In academia, no one teaches you how to slow down. It’s always go, go, go. First, you need to raise money just to do your work—and often just to pay yourself and your team. That means writing exhaustive, often soul-sucking grant proposals for donors who want the world for pennies. The odds of success? Dismal. And feedback when you fail? Don’t hold your breath.

Then there’s publishing. To prove your worth and make your science visible, you need to land in the “top journals.” But the peer review process is increasingly dysfunctional—often driven by AI-generated reviewer selection, unpaid labor, and endless revision cycles. Want people to read it? You’ll need to pay for open access. In the end, who benefits? Journals. Not the people we claim to serve.

And that’s just the research. You also need to teach, sit on committees, engage with policymakers, serve the public, and perform the theater of relevance. Academia has become a hamster wheel powered by prestige, productivity, and fear.

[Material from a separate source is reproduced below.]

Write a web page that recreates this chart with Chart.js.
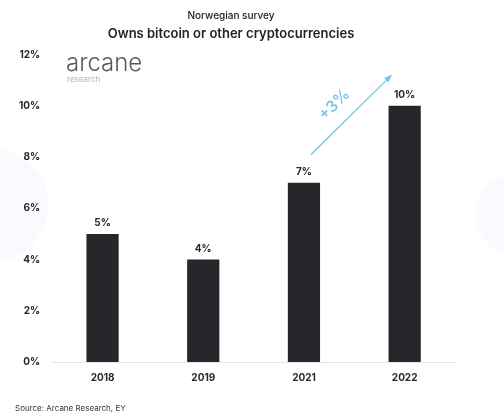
<!DOCTYPE html>
<html>
<head>
<meta charset="utf-8">
<script src="https://cdn.jsdelivr.net/npm/chart.js@4.4.1/dist/chart.umd.min.js"></script>
<style>
    html, body { margin: 0; padding: 0; background: #fff; }
    #wrap { width: 504px; height: 420px; position: relative; }
</style>
</head>
<body>
<div id="wrap"><canvas id="chart"></canvas></div>
<script>
// Chart data
const years = ['2018', '2019', '2021', '2022'];
const ownsCrypto = [5, 4, 7, 10];
const yTicks = [0, 2, 4, 6, 8, 10, 12];

const FONT = 'Inter, "Noto Sans", sans-serif';
const DARK = '#25272a';
const BLUE = '#6cc6e8';

// Labels on top of bars, logo, arrow and source line
const extras = {
    id: 'extras',
    beforeDraw(chart) {
        const ctx = chart.ctx;
        // faint background blobs
        ctx.save();
        ctx.fillStyle = 'rgba(246, 248, 252, 0.7)';
        ctx.beginPath();
        ctx.arc(-10, 205, 58, 0, Math.PI * 2);
        ctx.fill();
        ctx.beginPath();
        ctx.arc(515, 215, 40, 0, Math.PI * 2);
        ctx.fill();
        ctx.restore();
    },
    afterDatasetsDraw(chart) {
        const ctx = chart.ctx;
        const x = chart.scales.x;
        const y = chart.scales.y;
        const meta = chart.getDatasetMeta(0);

        ctx.save();
        ctx.fillStyle = DARK;
        ctx.font = 'bold 10px ' + FONT;
        ctx.textAlign = 'center';
        ctx.textBaseline = 'bottom';
        meta.data.forEach((bar, i) => {
            ctx.fillText(ownsCrypto[i] + '%', bar.x, bar.y - 6);
        });

        // logo
        ctx.textAlign = 'left';
        ctx.textBaseline = 'alphabetic';
        ctx.fillStyle = '#5a5a5a';
        ctx.font = '300 24px ' + FONT;
        ctx.fillText('arcane', 66, 71);
        ctx.fillStyle = '#b5b5b5';
        ctx.font = '8px ' + FONT;
        ctx.fillText('research', 67, 82);

        // +3% arrow between 2021 and 2022
        const x0 = x.getPixelForValue(2.07), y0 = y.getPixelForValue(8.1);
        const x1 = x.getPixelForValue(2.87), y1 = y.getPixelForValue(11.2);
        ctx.strokeStyle = BLUE;
        ctx.fillStyle = BLUE;
        ctx.lineWidth = 1.3;
        ctx.beginPath();
        ctx.moveTo(x0, y0);
        ctx.lineTo(x1, y1);
        ctx.stroke();
        const ang = Math.atan2(y1 - y0, x1 - x0);
        ctx.beginPath();
        ctx.moveTo(x1, y1);
        ctx.lineTo(x1 - 8 * Math.cos(ang - 0.4), y1 - 8 * Math.sin(ang - 0.4));
        ctx.lineTo(x1 - 8 * Math.cos(ang + 0.4), y1 - 8 * Math.sin(ang + 0.4));
        ctx.closePath();
        ctx.fill();

        ctx.translate((x0 + x1) / 2 - 17, (y0 + y1) / 2 - 10);
        ctx.rotate(ang);
        ctx.textAlign = 'center';
        ctx.textBaseline = 'middle';
        ctx.font = '500 16px ' + FONT;
        ctx.fillText('+3%', 0, 0);
        ctx.restore();

        // source
        ctx.save();
        ctx.fillStyle = '#333';
        ctx.font = '8px ' + FONT;
        ctx.textAlign = 'left';
        ctx.textBaseline = 'middle';
        ctx.fillText('Source: Arcane Research, EY', 15, 409);
        ctx.restore();
    }
};

new Chart(document.getElementById('chart'), {
    type: 'bar',
    data: {
        labels: years,
        datasets: [{
            data: ownsCrypto,
            backgroundColor: DARK,
            barPercentage: 0.32,
            categoryPercentage: 1
        }]
    },
    options: {
        responsive: true,
        maintainAspectRatio: false,
        animation: false,
        layout: { padding: { left: 7, right: 49, top: 0, bottom: 26 } },
        plugins: {
            legend: { display: false },
            tooltip: { enabled: false },
            title: {
                display: true,
                text: 'Norwegian survey',
                color: '#222',
                font: { family: FONT, size: 10, weight: '500' },
                padding: { top: 10, bottom: 4 }
            },
            subtitle: {
                display: true,
                text: 'Owns bitcoin or other cryptocurrencies',
                color: '#222',
                font: { family: FONT, size: 13, weight: '600' },
                padding: { top: 0, bottom: 13 }
            }
        },
        scales: {
            x: {
                grid: { display: false, drawTicks: false },
                border: { display: true, color: '#e4e6ea' },
                ticks: {
                    color: DARK,
                    font: { family: FONT, size: 10, weight: 'bold' },
                    padding: 10
                }
            },
            y: {
                min: 0,
                max: 12,
                afterBuildTicks(axis) {
                    axis.ticks = yTicks.map(v => ({ value: v }));
                },
                grid: { display: false, drawTicks: false },
                border: { display: false },
                ticks: {
                    color: DARK,
                    font: { family: FONT, size: 10, weight: 'bold' },
                    padding: 12,
                    callback: v => v + '%'
                }
            }
        }
    },
    plugins: [extras]
});
</script>
</body>
</html>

Don’t get me wrong—I love academia and the freedoms it affords. The opportunity to engage with students is unmatched, and the pursuit of new ideas, discoveries, and knowledge remains deeply fulfilling.

I know I sound old. Maybe I am. I’m 53, and as Jackson Browne once sang, I’ve been running on empty for a while now. The spark is still there, but the fire’s a little dimmer. I’m not interested in building anything new—no more centers, initiatives, or empires. I don’t need another publication, another invisible promotion, or a bigger team.

I want to work differently. Slower. With more intention. Less Bear, more Beef.

That means letting go—not of the science, but of the ego that comes with it. It means embracing the role of mentor, not builder. Teacher, not hustler. I’m ready to spend less time painting the canvas and more time showing others how to hold the brush.

So, as I step into this next chapter—joining the Johns Hopkins School of Advanced International Studies in Bologna, Italy—I’ll say goodbye to all that: the pace, the prestige, the panic. If I build or invest in anything now, it will be with intention—to ensure that those who come after me are prepared to navigate the complexities of this shifting world.

And maybe, just maybe, I’ll enjoy the art I’ve already made. Hang it up. Share it with others. Teach the next generation how to sketch something of their own.

Because sometimes, success is knowing when to stop chasing stars—and start passing the torch. So, enjoy every sandwich.